Soon, after realizing that his friends were imposing on him more and more (they did in college, he said, but “there wasn’t much to impose on”) his friends from his neighborhood and his high school were reacting to him in the same way. Additionally, while Reggie was working 50 hours a week or more, his friends were working less and spending their time not working around each other, strengthening their bond and experiences
He made new friends – work friends, mostly, since he worked long hours, as did they – but he found that they weren’t like him either. They were friends of convenience as opposed to friends developed through long years together, and he found that he wasn’t quite “one of them” either. His work friends, to the last one, all had vastly different experiences than he did – they spent frivolously and always seemed to just always have more, spent their vacations hiking (Reggie didn’t see the point of hiking and thought camping was ridiculous, something I, as an avid hiker and camper, tried to convince him to try sometime). His friends bonded over the Bears with him and how awful the Bears always were, or how much they liked it when a colleague was away on work, but he didn’t enjoy his time with them much. He also thought that they didn’t enjoy spending time with him.
Reggie has since become engaged to a girl he met on social media, a girl he says his family is nice to but doesn’t really like. He doesn’t understand how to invest money and feels like going on vacations is more stressful than relaxing, so he doesn’t.
“I like who I am right now. But I paid a price for it all, and it wasn’t in tuition.”
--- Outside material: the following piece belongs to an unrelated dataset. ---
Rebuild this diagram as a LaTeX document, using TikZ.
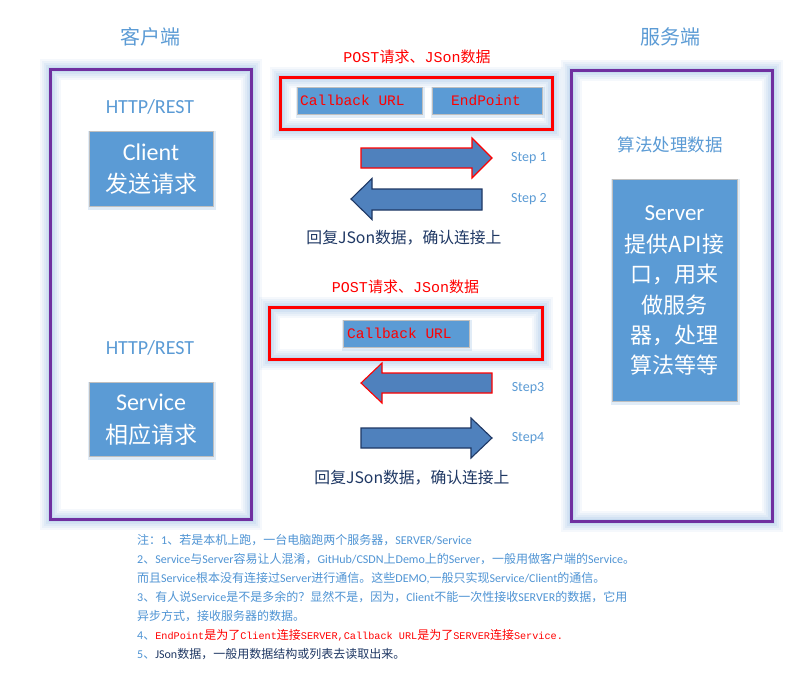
\documentclass[tikz,border=0pt]{standalone}
\usepackage{fontspec}
\setmainfont{Noto Sans CJK SC}
\newfontfamily\monof{Liberation Mono}
\newfontfamily\latf{Carlito}
\newcommand\mt[1]{{\monof #1}}
\newcommand\ms[1]{{\monof\fontsize{10.2}{14}\selectfont #1}}
\newcommand\lt[1]{{\latf #1}}
\definecolor{lblue}{HTML}{5B9BD5}
\definecolor{boxfill}{HTML}{5B9BD5}
\definecolor{arrfill}{HTML}{4F81BD}
\definecolor{navy}{HTML}{1F3864}
\definecolor{purp}{HTML}{7030A0}
\definecolor{glowc}{HTML}{9DC3E6}
\definecolor{noteblue}{HTML}{4F94D4}
\tikzset{
  glow/.style={preaction={draw=glowc,line width=21pt,draw opacity=.1},
               preaction={draw=glowc,line width=17pt,draw opacity=.12},
               preaction={draw=glowc,line width=13pt,draw opacity=.14},
               preaction={draw=glowc,line width=9pt,draw opacity=.18},
               preaction={draw=glowc,line width=5pt,draw opacity=.25}},
  container/.style={glow,draw=purp,line width=3pt,fill=none,inner sep=0pt},
  redframe/.style={glow,draw=red,line width=3pt,inner sep=0pt},
  bluebox/.style={preaction={draw=glowc,line width=4pt,draw opacity=.3,transform canvas={shift={(1pt,-1.5pt)}}},
     fill=boxfill,draw=black!25,line width=0.8pt,inner sep=0pt,text=white},
  arrowshape/.style={fill=arrfill,line width=1.1pt,line join=miter},
  title/.style={text=lblue,font=\fontsize{20}{24}\selectfont},
  sub/.style={text=lblue,font=\latf\fontsize{20}{24}\selectfont},
  steplab/.style={text=lblue,font=\latf\fontsize{14}{17}\selectfont},
  redlab/.style={text=red,font=\fontsize{15}{18}\selectfont},
  reply/.style={text=navy,font=\fontsize{15.8}{19}\selectfont},
  note/.style={anchor=west,text=noteblue,font=\fontsize{12}{14}\selectfont,inner sep=0pt},
}
\begin{document}
\begin{tikzpicture}[x=1pt,y=-1pt]
\useasboundingbox[fill=white] (0,0) rectangle (793,678);

% titles
\node[title] (tl) at (150,37) {客户端};
\node[title] (tr) at (670,37) {服务端};

% containers
\node[container,minimum width=201,minimum height=450] (lc) at (150.5,294) {};
\node[container,minimum width=201,minimum height=451] (rc) at (671.5,295.5) {};

% left side
\node[sub] (h1) at (150,107) {HTTP/REST};
\node[bluebox,minimum width=124,minimum height=75] (client) at (151,168.5) {};
\node[text=white,font=\latf\fontsize{24}{28}\selectfont] (clt) at (151,152) {Client};
\node[text=white,font=\fontsize{23}{28}\selectfont] (clc) at (151,184) {发送请求};

\node[sub] (h2) at (150,348) {HTTP/REST};
\node[bluebox,minimum width=124,minimum height=74] (service) at (151,419) {};
\node[text=white,font=\latf\fontsize{24}{28}\selectfont] (svt) at (151,402) {Service};
\node[text=white,font=\fontsize{23}{28}\selectfont] (svc) at (151,435) {相应请求};

% right side
\node[text=lblue,font=\fontsize{17.5}{21}\selectfont] (alg) at (670,145) {算法处理数据};
\node[bluebox,minimum width=125,minimum height=222] (server) at (674.5,290) {};
\node[text=white,font=\latf\fontsize{23}{26}\selectfont] (s0) at (674.5,213) {Server};
\node[text=white,font=\fontsize{22}{26}\selectfont] (s1) at (674.5,244.5) {提供API接};
\node[text=white,font=\fontsize{22}{26}\selectfont] (s2) at (674.5,274.5) {口，用来};
\node[text=white,font=\fontsize{22}{26}\selectfont] (s3) at (674.5,305) {做服务};
\node[text=white,font=\fontsize{22}{26}\selectfont] (s4) at (674.5,335) {器，处理};
\node[text=white,font=\fontsize{22}{26}\selectfont] (s5) at (674.5,365) {算法等等};

% first request
\node[redlab] (p1) at (417,57) {\mt{POST}请求、\mt{JSon}数据};
\node[redframe,minimum width=272,minimum height=52] (rf1) at (416,103) {};
\node[bluebox,minimum width=125,minimum height=27] (cb1) at (359.5,100.5) {};
\node[anchor=west,text=red,font=\monof\fontsize{14.5}{17}\selectfont,inner sep=0pt] (cb1t) at (300,100.5) {Callback URL};
\node[bluebox,minimum width=110,minimum height=27] (ep) at (487,100.5) {};
\node[text=red,font=\monof\fontsize{14.5}{17}\selectfont,inner sep=0pt] (ept) at (486,100) {EndPoint};

% step arrows 1 and 2
\coordinate (a1) at (361,148);
\draw[arrowshape,draw=red] (a1) -- (472,148) -- (472,138) -- (492,158) -- (472,178) -- (472,168) -- (361,168) -- cycle;
\node[steplab] (st1) at (529,158) {Step 1};
\coordinate (a2) at (482,189);
\draw[arrowshape,draw=navy] (a2) -- (372,189) -- (372,178.5) -- (351,199) -- (372,219.5) -- (372,210) -- (482,210) -- cycle;
\node[steplab] (st2) at (529,199) {Step 2};
\node[reply] (r1) at (404,238) {回复JSon数据，确认连接上};

% second request
\node[redlab] (p2) at (405.5,287) {\mt{POST}请求、\mt{JSon}数据};
\node[redframe,minimum width=273,minimum height=52] (rf2) at (405.5,333) {};
\node[bluebox,minimum width=126,minimum height=27] (cb2) at (406,333.5) {};
\node[anchor=west,text=red,font=\monof\fontsize{14.5}{17}\selectfont,inner sep=0pt] (cb2t) at (347,333.5) {Callback URL};

% step arrows 3 and 4
\coordinate (a3) at (492,373);
\draw[arrowshape,draw=red] (a3) -- (382,373) -- (382,363) -- (361,383) -- (382,403) -- (382,393) -- (492,393) -- cycle;
\node[steplab] (st3) at (528,388) {Step3};
\coordinate (a4) at (361,428);
\draw[arrowshape,draw=navy] (a4) -- (471,428) -- (471,418) -- (492,438) -- (471,458) -- (471,448) -- (361,448) -- cycle;
\node[steplab] (st4) at (528,438) {Step4};
\node[reply] (r2) at (412,478) {回复JSon数据，确认连接上};

% notes
\node[note] (n1) at (137,540) {注：\lt{1}、若是本机上跑，一台电脑跑两个服务器，\lt{SERVER/Service}};
\node[note] (n2) at (137,559) {\lt{2}、\lt{Service}与\lt{Server}容易让人混淆，\lt{GitHub/CSDN}上\lt{Demo}上的\lt{Server}，一般用做客户端的\lt{Service}。};
\node[note] (n3) at (137,578) {而且\lt{Service}根本没有连接过\lt{Server}进行通信。这些\lt{DEMO,}一般只实现\lt{Service/Client}的通信。};
\node[note] (n4) at (137,597) {\lt{3}、有人说\lt{Service}是不是多余的？显然不是，因为，\lt{Client}不能一次性接收\lt{SERVER}的数据，它用};
\node[note] (n5) at (137,616) {异步方式，接收服务器的数据。};
\node[note] (n6) at (137,635) {\lt{4}、\textcolor{red}{\ms{EndPoint}是为了\ms{Client}连接\ms{SERVER,Callback URL}是为了\ms{SERVER}连接\ms{Service.}}};
\node[note] (n7) at (137,654) {\lt{5}、\textcolor{navy}{\lt{JSon}数据，一般用数据结构或列表去读取出来。}};
\end{tikzpicture}
\end{document}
This isn’t to say that a college education isn’t a worthwhile goal – far from it. But sometimes students know that their academic and financial success doesn’t always make them feel very successful. For some, a degree means creating separation from them and their families. For others, it means taking a risk or giving up and old life - not just in financial terms - and sometimes, in the words of a wise teacher I know, "sometimes we cling to the things that hold us back".